GOAL: Skip all pictures. Write out the data below from its first line through the line that contains "(-90:79) -- (126:79)".

+---+

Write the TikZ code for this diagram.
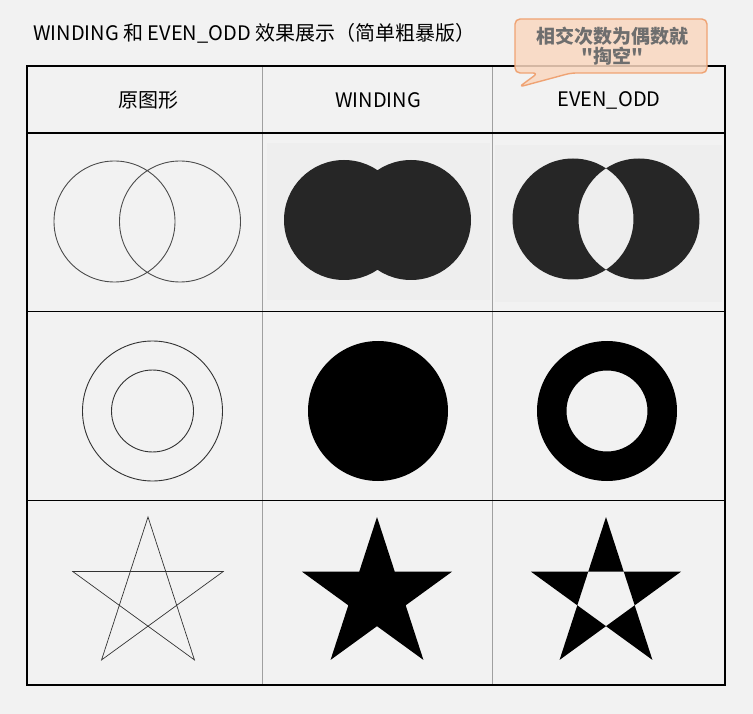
\documentclass[tikz,border=0pt]{standalone}
\usepackage{fontspec}
\setmainfont{Noto Sans CJK SC}
\newfontfamily\notefont{Noto Sans CJK SC}
\usepackage{tikz}
\usetikzlibrary{calc}
\definecolor{Paper}{HTML}{F2F2F2}
\definecolor{Panel}{HTML}{EEEEEE}
\definecolor{Shape}{HTML}{262626}
\definecolor{Grid}{HTML}{A0A0A0}
\definecolor{Peach}{HTML}{FAD8C0}
\definecolor{PeachLine}{HTML}{EFA374}
\definecolor{Note}{HTML}{6E6E6E}
\tikzset{
 title/.style={font=\fontsize{20}{24}\selectfont,anchor=west,inner sep=0pt},
 head/.style={font=\fontsize{20}{24}\selectfont,inner sep=0pt},
 frame/.style={draw=black,line width=2.2pt},
 rowline/.style={draw=black,line width=1pt},
 colline/.style={draw=Grid,line width=0.8pt},
 outline/.style={draw=black!80,line width=0.9pt},
 callout/.style={fill=Peach,fill opacity=0.85,draw=PeachLine,line width=1.4pt,
   rounded corners=5pt,line join=round},
 notetext/.style={font=\notefont\bfseries\fontsize{19}{20}\selectfont,text=Note,align=center,inner sep=0pt}
}
\newcommand{\pentagram}[1]{[shift={#1}] (-90:79) -- (126:79) -- (-18:79) -- (-162:79) -- (54:79) -- cycle}

\begin{document}
\begin{tikzpicture}[x=1pt,y=-1pt]
\useasboundingbox (0,0) rectangle (753,714);
\fill[Paper] (0,0) rectangle (753,714);
\node[title] (caption) at (33,33) {WINDING 和 EVEN\_ODD 效果展示（简单粗暴版）};
% table
\draw[colline] (262,66) -- (262,685) (492,66) -- (492,685);
\draw[rowline] (27,312) -- (725,312) (27,500) -- (725,500);
\draw[frame] (27,133) -- (725,133);
\node[head] (orig) at (148,100) {原图形};
\node[head] (wind) at (378,100) {WINDING};
\node[head] (even) at (609,100) {EVEN\_ODD};
% row 1: two circles
\draw[outline,draw=black!70] (114.5,221.5) circle (60.5) (180,221.5) circle (60.5);
\fill[Panel] (267,143) rectangle (490,300);
\fill[Shape,nonzero rule] (344,220) circle (60) (411,220) circle (60);
\fill[Panel] (495,145) rectangle (722,302);
\fill[Shape,even odd rule] (573,219) circle (60.5) (639,219) circle (60.5);
% row 2: two rings
\draw[outline] (152.5,411) circle (70) (152.5,411) circle (41);
\fill[black,nonzero rule] (378,411) circle (70) (378,411) circle (41);
\fill[black,even odd rule] (607,411) circle (70) (607,411) circle (40.5);
% row 3: stars
\draw[outline,line width=0.7pt,line join=miter] \pentagram{(148,596)};
\fill[black,nonzero rule] \pentagram{(377,596)};
\fill[black,even odd rule] \pentagram{(606,596)};
\draw[frame] (27,66) rectangle (725,685);
% callout
\draw[callout] (538,73) -- (519,87) -- (571,73) -- (707,73) -- (707,19) -- (515,19) -- (515,73) -- cycle;
\node[notetext] (note) at (612,46) {相交次数为偶数就\\"掏空"};
\end{tikzpicture}
\end{document}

+---+

EXERCISE RESPONSE:
Write the TikZ code for this diagram.
\documentclass[tikz,border=0pt]{standalone}
\usepackage{fontspec}
\setmainfont{Noto Sans CJK SC}
\newfontfamily\notefont{Noto Sans CJK SC}
\usepackage{tikz}
\usetikzlibrary{calc}
\definecolor{Paper}{HTML}{F2F2F2}
\definecolor{Panel}{HTML}{EEEEEE}
\definecolor{Shape}{HTML}{262626}
\definecolor{Grid}{HTML}{A0A0A0}
\definecolor{Peach}{HTML}{FAD8C0}
\definecolor{PeachLine}{HTML}{EFA374}
\definecolor{Note}{HTML}{6E6E6E}
\tikzset{
 title/.style={font=\fontsize{20}{24}\selectfont,anchor=west,inner sep=0pt},
 head/.style={font=\fontsize{20}{24}\selectfont,inner sep=0pt},
 frame/.style={draw=black,line width=2.2pt},
 rowline/.style={draw=black,line width=1pt},
 colline/.style={draw=Grid,line width=0.8pt},
 outline/.style={draw=black!80,line width=0.9pt},
 callout/.style={fill=Peach,fill opacity=0.85,draw=PeachLine,line width=1.4pt,
   rounded corners=5pt,line join=round},
 notetext/.style={font=\notefont\bfseries\fontsize{19}{20}\selectfont,text=Note,align=center,inner sep=0pt}
}
\newcommand{\pentagram}[1]{[shift={#1}] (-90:79) -- (126:79) -- (-18:79) -- (-162:79) -- (54:79) -- cycle}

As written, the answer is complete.